En todo sistema político existen muchas instituciones cuyo órgano de dirección es colegiado, esto es, integrado por varios miembros que son responsables, conjuntamente, de decidir.

En esos casos, como es obvio, el proceso decisional es más complejo frente a lo que ocurre en los órganos unipersonales en donde las resoluciones coinciden con la voluntad individual de quien los encabeza. En las instancias en donde las resoluciones son colegiadas, se impone, de entrada, la necesidad —y la obligación— de construir consensos entre las personas (o al menos a la mayoría requerida) responsables de decidir.

En ese sentido, los órganos colegiados necesariamente acotan la discrecionalidad en la toma de las decisiones dado que, para ser posibles, éstas requieren que las posturas individuales de cada uno de sus miembros tengan que pasar por el tamiz de la discusión colectiva y de la generación de acuerdos. Por eso, las decisiones de una instancia plural tienen, por definición, un carácter más democrático que las de un órgano unipersonal, pues aquellas suponen superar la criba que implica la construcción de consensos, mientras que las segundas dependen de una sola voluntad por lo que su rasgo autocrático es mucho más fuerte.

Hans Kelsen, el gran teórico de la democracia del siglo XX, lo decía con toda claridad: lo que distingue a un régimen democrático de uno autocrático es, precisamente, su “tendencia al compromiso”, es decir, a que las decisiones no sean totalmente conformes a la voluntad de unos (la mayoría) ni sean totalmente contrarias a las de otros (minorías).

Para lograr lo anterior, es necesario, ante todo, el diálogo, la capacidad de escuchar a los otros y la disposición a ceder en sus propias pretensiones o posiciones en aras de lograr el consenso necesario para generar el acuerdo del que depende una decisión.

Ello implica que quienes forman un colegiado asuman que frente a las posturas de principio y a sus propios irreductibles personales, deben anteponer la propia tolerancia y disposición de entendimiento ante las posturas de los otros a fin de llegar a puntos de coincidencia, que no necesariamente existen a priori sino que deben construirse, en ocasiones, con mucho trabajo y disposición a ceder para construir. Naturalmente, en ello siempre existen límites, pero éstos deben definirse en cada tema y ocasión a partir de la importancia de cada decisión.
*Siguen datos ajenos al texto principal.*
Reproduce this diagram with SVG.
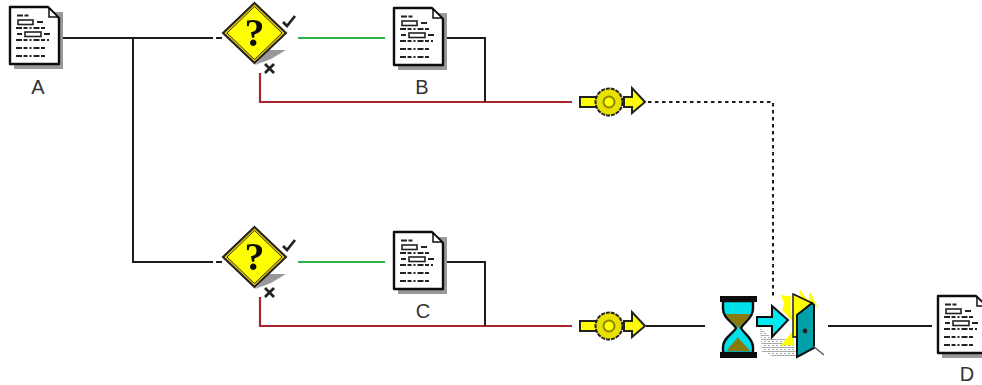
<svg xmlns="http://www.w3.org/2000/svg" width="982" height="385" viewBox="0 0 982 385">
<style>
.k{fill:none;stroke:#1c1c1c;stroke-width:2}
.g{fill:none;stroke:#2fb344;stroke-width:2}
.r{fill:none;stroke:#a8262c;stroke-width:2.200}
.d{fill:none;stroke:#1c1c1c;stroke-width:2;stroke-dasharray:3.500 3.500}
.l{font-family:"Liberation Sans",Arial,sans-serif;font-size:20px;fill:#333;text-anchor:middle}
.o{stroke:#111;stroke-width:2.400;stroke-linejoin:round}
.t{fill:none;stroke:#222;stroke-width:1.600}
.td{fill:none;stroke:#222;stroke-width:2;stroke-dasharray:6 1.500 4 2 2 2}
.soft{filter:url(#soft)}
</style>
<defs>
<filter id="soft" x="-5%" y="-5%" width="110%" height="110%"><feGaussianBlur stdDeviation="0.400"/></filter>
<pattern id="hatch" width="4" height="4" patternUnits="userSpaceOnUse">
<rect width="4" height="4" fill="#fff"/>
<path d="M0 3.500H4M0 1.500H2" stroke="#aaa" stroke-width="1.200"/>
</pattern>
<symbol id="doc" width="56" height="66" viewBox="0 0 56 66" overflow="visible">
<path d="M4 5H53V62H4Z" fill="#999"/>
<path d="M0 0H38L49 11V57H0Z" fill="#fff" class="o"/>
<path d="M39 1V10H48L39 1Z" fill="#fff" stroke="#111" stroke-width="1.500"/>
<path class="td" d="M7 8.500H20M6 21H36M6 33H39M6 41H36M6 49H36"/>
<path class="td" d="M27 15H34M7 27H12M34 27H41"/>
<rect x="8" y="13" width="15" height="4.500" fill="#fff" class="t"/>
<rect x="15" y="25" width="16" height="4.500" fill="#fff" class="t"/>
</symbol>
<symbol id="dia" width="72" height="78" viewBox="0 0 72 78" overflow="visible">
<path d="M32 62L46 47H63L48 56Z" fill="#999"/>
<path d="M31.500 0L63 30L31.500 60L0 30Z" fill="#e8c80a" stroke="#222" stroke-width="2"/>
<path d="M31.500 3.500L59 30L31.500 56.500L4 30Z" fill="#ffff00" stroke="#333" stroke-width="1"/>
<text x="31.500" y="43" font-family="Liberation Serif,serif" font-size="40" font-weight="bold" text-anchor="middle" fill="#111">?</text>
<path d="M60 19L64 23L72 13" fill="none" stroke="#222" stroke-width="2.800"/>
<path d="M42 61L51 70M51 61L42 70" fill="none" stroke="#222" stroke-width="2.800"/>
</symbol>
<symbol id="tok" width="66" height="30" viewBox="0 0 66 30" overflow="visible">
<path d="M0 10H22V20H0Z" fill="#ffff00" stroke="#222" stroke-width="2"/>
<path d="M44 10H52V1L65 15L52 26V20H44Z" fill="#ffff00" stroke="#222" stroke-width="2"/>
<circle cx="29" cy="15" r="13.500" fill="#e8e000" stroke="#222" stroke-width="2" stroke-dasharray="4 1"/>
<circle cx="29" cy="15" r="5.500" fill="#ffff00" stroke="#8a8400" stroke-width="2"/>
</symbol>
</defs>
<g id="connectors">
<path class="k" d="M62 38H213M216 38H222M133 38V262H213M216 262H222"/>
<path class="g" d="M298 38H385"/>
<path class="g" d="M298 262H385"/>
<path class="r" d="M260 73V102H572"/>
<path class="r" d="M260 297V326H572"/>
<path class="k" d="M447 38H485V102M447 262H485V326"/>
<path class="d" d="M648 102H773V296"/>
<path class="k" d="M646 326H705"/>
<path class="k" d="M828 326H932"/>
</g>
<g id="node-a"><use class="soft" href="#doc" x="10" y="7"/><text class="l" x="38" y="94">A</text></g>
<g id="node-b"><use class="soft" href="#doc" x="394" y="8"/><text class="l" x="422" y="94">B</text></g>
<g id="node-c"><use class="soft" href="#doc" x="394" y="232"/><text class="l" x="423" y="318">C</text></g>
<g id="node-d"><use class="soft" href="#doc" x="938" y="296"/><text class="l" x="967" y="381">D</text></g>
<g id="decision-1"><use class="soft" href="#dia" x="223" y="3"/></g>
<g id="decision-2"><use class="soft" href="#dia" x="223" y="227"/></g>
<g id="token-1"><use class="soft" href="#tok" x="580" y="87"/></g>
<g id="token-2"><use class="soft" href="#tok" x="580" y="311"/></g>
<g id="timer" class="soft">
<path d="M723 301H753V309C753 318 744 322 741 328C744 334 753 338 753 347V353H723V347C723 338 733 334 736 328C733 322 723 318 723 309Z" fill="#00e0e8" stroke="#111" stroke-width="2.400"/>
<path d="M726 314H750C748 320 742 323 738.500 328C735 323 728 320 726 314Z" fill="#8a7a10"/>
<path d="M727 351C731 344 735 342 738 337C741 342 746 345 750 351Z" fill="#8a7a10"/>
<rect x="720" y="296" width="37" height="6" fill="#111"/>
<rect x="720" y="352" width="37" height="6" fill="#111"/>
</g>
<g id="door" class="soft">
<path d="M760 328L772 338L793 340L797 357L775 357L762 352Z" fill="url(#hatch)"/>
<path d="M757 317H772V306L788 320L772 337V326H757Z" fill="#00e8f0" stroke="#111" stroke-width="2"/>
<path d="M782 296L790 297L790 318ZM785 303L793 320L783 310ZM782 345L793 332L793 345L787 344ZM800 291L806 299L802 298ZM810 293L816 306L810 302Z" fill="#ffff00" stroke="#ffff00" stroke-width="1.500"/>
<path d="M793 294L812 303L797 315V337L793 337Z" fill="#ffff00" stroke="#111" stroke-width="1.400"/>
<path d="M797 315L812 303L814 305V348L797 357Z" fill="#00a0a8" stroke="#111" stroke-width="2"/>
<circle cx="805" cy="331" r="2.400" fill="#222"/>
<path d="M813 346L824 355" stroke="#555" stroke-width="1.400"/>
</g>
</svg>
Quien no está dispuesto a jugar con esa lógica, quien pretende invariablemente imponer sus puntos de vista o no ceder un ápice en aras del consenso, o no entiende su rol en un colegiado o es, simple y sencillamente, un saboteador.

Quienes hemos tenido el privilegio de integrar órganos colegiados (yo fui consejero electoral del IFE poco más de dos años y consejero presidente del INE —es decir, el principal responsable de propiciar los acuerdos— por otros nueve) podemos dar fe de la complejidad que implica generar los consensos necesarios para alcanzar las mayorías exigidas por la ley para decidir.

Construir mayorías es arduo y complejo, pero necesario. La premisa básica para lograrlas depende de entender la razón de por qué los órganos electorales (tanto administrativos como jurisdiccionales) son, todos sin excepción, instancias colegiadas y no unipersonales: la certeza y la confianza que se requiere en las elecciones no puede depender de la voluntad discrecional de un funcionario —por muy calificado y respetado que sea—, sino de los consensos que derivan de la necesidad y exigencia que implica tener que ponerse de acuerdo. Así las decisiones se enriquecen de los puntos de vista distintos y nadie puede achacarles intencionalidades personales o parciales. En ello radica, aunque hay quien podría pensar lo contrario, la fortaleza de sus decisiones.

Por supuesto, construir acuerdos es molesto y farragoso, pero en el ámbito electoral la ley establece que las decisiones unipersonales son una rarísima excepción (y así debe ser). Por eso preocupa, que esa excepcionalidad, con el absurdo aval del Tribunal Electoral, hoy se esté convirtiendo en regla en el INE.

Ojalá que por el bien de la elección y de la democracia, quienes dirigen (colegiadamente) al INE y al TEPJF entiendan que los consensos son una necesidad, no una exquisitez y que, para ello, todas y todos sus miembros son responsables, sin excepción.